Sachverhalt (Rn. 3–5) 

B klopfte an der Tür der Unter­kunft des A und beleidigte ihn, dabei hielt er offen sichtbar ein Küchenmesser mit einer Klingenlänge von ca. 10,5 cm in der Hand. A erwartete einen Angriff und nahm B das Messer ab, wobei er in die Klinge griff und sich verletzte. Sodann fügte er dem B mit dem Messer vorsätzlich mehrere Stichverletzungen am Kopf zu. Er setze die Stiche fort, obwohl B die Hände zum Schutz gehoben hatte, dabei äußerte der A mehrfach: „Ich bringe dich um.“ A war bewusst, dass B unbewaffnet war und von ihm keine Gefahr mehr ausging. B gelang es trotz seiner Verletzungen A auf Abstand zu halten; es kamen schließlich Personen hinzu, die A und B trennten. A erkannte, dass er durch die Stiche den Tod des B noch nicht herbeigeführt hatte und entfernte sich mit dem Messer in der Hand.  

Aus den Gründen 

Das Landgericht hat einen unbeendeten Versuch des Totschlags angenommen, von dem der Angeklagte strafbefreiend zurückgetreten sei. Dies hält rechtlicher Nach­prüfung nicht stand. (Rn. 7, 9)  

Die Abgrenzung zwischen einem unbeendeten und beendeten Versuch bestimmt sich nach dem Vorstellungs­bild des Täters nach Abschluss der letzten von ihm vorgenommenen Ausführungs­handlung, dem sogenannten Rücktrittshorizont. Wenn der Täter bei einem Tötungs­delikt den Eintritt des Todes bereits für möglich hält oder sich keine Vorstellung über die Folgen seines Tuns macht, liegt ein beendeter Versuch vor […]. Rechnet der Täter zu diesem Zeitpunkt noch nicht mit dem Eintritt des Erfolges, hält er die Vollendung jedoch weiterhin für möglich, liegt ein unbeendeter Versuch vor […]. (Rn. 10) 

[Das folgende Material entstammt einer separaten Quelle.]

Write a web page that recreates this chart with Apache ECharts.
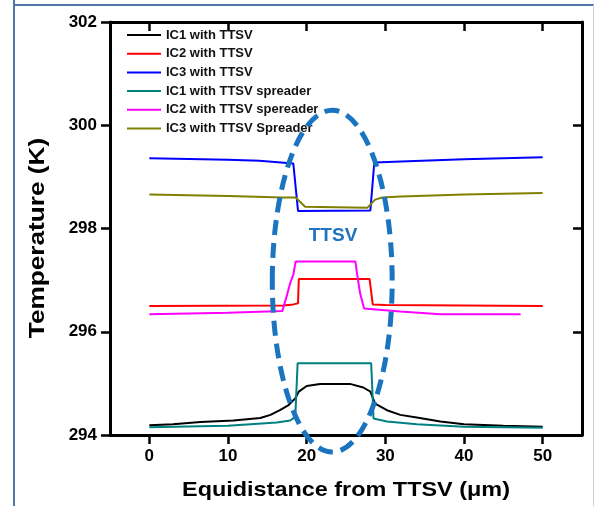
<!DOCTYPE html>
<html>
<head>
<meta charset="utf-8">
<script src="https://cdn.jsdelivr.net/npm/echarts@6/dist/echarts.min.js"></script>
<style>
html,body{margin:0;padding:0;background:#fff;}
#chart{width:595px;height:506px;}
</style>
</head>
<body>
<div id="chart"></div>
<script>
// ---- data ----
const seriesNames = ['IC1 with TTSV','IC2 with TTSV','IC3 with TTSV','IC1 with TTSV spreader','IC2 with TTSV spereader','IC3 with TTSV Spreader'];
const xTicks = [0, 10, 20, 30, 40, 50];
const yTicks = [294, 296, 298, 300, 302];

const xIC1 = [0, 3, 6.5, 10.7, 14.1, 15.4, 16.6, 17.7, 18.55, 19, 20, 21.7, 25.5, 27.2, 28.1, 28.7, 30.2, 31.9, 34, 37, 40, 45, 50];
const yIC1 = [294.19, 294.21, 294.25, 294.28, 294.33, 294.39, 294.48, 294.58, 294.71, 294.84, 294.95, 294.99, 294.99, 294.92, 294.84, 294.61, 294.48, 294.39, 294.34, 294.26, 294.21, 294.18, 294.16];

const xIC2 = [0, 17, 18.3, 18.9, 19, 28.0, 28.4, 30, 50];
const yIC2 = [296.50, 296.51, 296.53, 296.55, 297.02, 297.02, 296.53, 296.52, 296.50];

const xIC3 = [0, 10, 14, 18.3, 18.9, 28.1, 28.6, 32, 40, 50];
const yIC3 = [299.36, 299.33, 299.31, 299.26, 298.34, 298.35, 299.28, 299.30, 299.34, 299.38];

const xIC1s = [0, 6.5, 10, 16.2, 17.9, 18.55, 18.85, 28.2, 28.5, 30.2, 34, 40, 50];
const yIC1s = [294.15, 294.17, 294.18, 294.24, 294.28, 294.35, 295.39, 295.39, 294.32, 294.26, 294.21, 294.16, 294.14];

const xIC2s = [0, 10, 16.9, 17.5, 17.9, 18.3, 18.6, 26.2, 26.4, 26.8, 27.3, 31.9, 37, 47.2];
const yIC2s = [296.34, 296.37, 296.40, 296.71, 296.94, 297.10, 297.36, 297.36, 297.13, 296.74, 296.45, 296.39, 296.34, 296.34];

const xIC3s = [0, 10, 17, 18.6, 19.8, 27.7, 28.7, 29.6, 32, 40, 50];
const yIC3s = [298.66, 298.63, 298.60, 298.60, 298.42, 298.40, 298.56, 298.60, 298.62, 298.66, 298.69];

const colors = ['#000000', '#ff0000', '#0000ff', '#008080', '#ff00ff', '#808000'];

// ---- chart ----
const FONT = 'Liberation Sans, Arial, sans-serif';
const zip = (xs, ys) => xs.map((x, i) => [x, ys[i]]);
const allData = [zip(xIC1, yIC1), zip(xIC2, yIC2), zip(xIC3, yIC3), zip(xIC1s, yIC1s), zip(xIC2s, yIC2s), zip(xIC3s, yIC3s)];

const chart = echarts.init(document.getElementById('chart'), null, {renderer: 'canvas'});

const axisLine = {show: true, onZero: false, lineStyle: {color: '#000', width: 3}};
const option = {
  animation: false,
  backgroundColor: '#ffffff',
  grid: {left: 110, right: 13, top: 22, bottom: 71, containLabel: false},
  legend: {
    orient: 'vertical', left: 122, top: 23, itemWidth: 34, itemHeight: 2, itemGap: 4.7,
    icon: 'rect',
    data: seriesNames,
    textStyle: {fontSize: 13, lineHeight: 14, fontWeight: 'bold', fontFamily: FONT, color: '#111'}
  },
  xAxis: [{
    type: 'value', min: -5, max: 55, position: 'bottom',
    axisLine: axisLine,
    axisTick: {show: true, inside: false, length: 9, lineStyle: {width: 2.5, color: '#000'}, customValues: xTicks},
    axisLabel: {show: true, margin: 13, fontSize: 17, fontWeight: 'bold', fontFamily: FONT, color: '#000', customValues: xTicks},
    splitLine: {show: false}
  }, {
    type: 'value', min: -5, max: 55, position: 'top',
    axisLine: axisLine,
    axisTick: {show: true, inside: true, length: 9, lineStyle: {width: 2.5, color: '#000'}, customValues: xTicks},
    axisLabel: {show: false},
    splitLine: {show: false}
  }],
  yAxis: [{
    type: 'value', min: 294, max: 302, interval: 2, position: 'left',
    axisLine: axisLine,
    axisTick: {show: true, inside: false, length: 9, lineStyle: {width: 2.5, color: '#000'}},
    axisLabel: {show: true, margin: 13, fontSize: 17, fontWeight: 'bold', fontFamily: FONT, color: '#000',
      formatter: v => yTicks.indexOf(v) >= 0 ? String(v) : ''},
    splitLine: {show: false}
  }, {
    type: 'value', min: 294, max: 302, interval: 2, position: 'right',
    axisLine: axisLine,
    axisTick: {show: true, inside: true, length: 9, lineStyle: {width: 2.5, color: '#000'}},
    axisLabel: {show: false},
    splitLine: {show: false}
  }],
  series: seriesNames.map((n, i) => ({
    name: n, type: 'line', xAxisIndex: 0, yAxisIndex: 0,
    data: allData[i], symbol: 'none', showSymbol: false, smooth: false,
    lineStyle: {color: colors[i], width: 2},
    itemStyle: {color: colors[i]},
    z: 3
  }))
};
chart.setOption(option);

// annotations: axis titles, dashed ellipse around the TTSV region, label, and picture frame
const c = chart.convertToPixel({xAxisIndex: 0, yAxisIndex: 0}, [23.25, 296.98]);
const e = chart.convertToPixel({xAxisIndex: 0, yAxisIndex: 0}, [23.25 + 7.62, 296.98 + 3.31]);
const rx = e[0] - c[0], ry = c[1] - e[1];
const t = chart.convertToPixel({xAxisIndex: 0, yAxisIndex: 0}, [23.35, 297.86]);
chart.setOption({
  graphic: [
    {type: 'text', x: 346, y: 490, scaleX: 1.115, z: 20,
     style: {text: 'Equidistance from TTSV (\u03bcm)', fill: '#000', font: 'bold 21px ' + FONT, textAlign: 'center', textVerticalAlign: 'middle'}},
    {type: 'text', x: 38, y: 238, rotation: Math.PI / 2, scaleX: 1.19, z: 20,
     style: {text: 'Temperature (K)', fill: '#000', font: 'bold 22px ' + FONT, textAlign: 'center', textVerticalAlign: 'middle'}},
    {type: 'ellipse', shape: {cx: c[0], cy: c[1], rx: rx, ry: ry}, z: 10,
     style: {fill: null, stroke: '#1b74c0', lineWidth: 5, lineDash: [15, 8]}},
    {type: 'text', x: t[0], y: t[1], z: 11,
     style: {text: 'TTSV', fill: '#1f73c0', font: 'bold 19px ' + FONT, textAlign: 'center', textVerticalAlign: 'middle'}},
    {type: 'line', shape: {x1: 14, y1: 0, x2: 14, y2: 506}, style: {stroke: '#4f78a8', lineWidth: 2}},
    {type: 'line', shape: {x1: 13, y1: 5, x2: 594, y2: 5}, style: {stroke: '#4f78a8', lineWidth: 2}},
    {type: 'line', shape: {x1: 593.5, y1: 5, x2: 593.5, y2: 506}, style: {stroke: '#c5d2e0', lineWidth: 1}}
  ]
});
</script>
</body>
</html>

Vorliegend sind die Feststellungen zum Rücktrittshorizont defizitär. (Rn. 11) Insbesondere wurde nicht festgestellt, ob der Angeklagte den Eintritt des Todes für möglich gehalten hat oder der Angeklagte eine Fortsetzung der Tat im maßgeblichen Zeitpunkt für möglich hielt; es fehlen Ausführungen zum subjektiven Vorstellungs­bild des Angeklagten. (Rn. 12 ff.)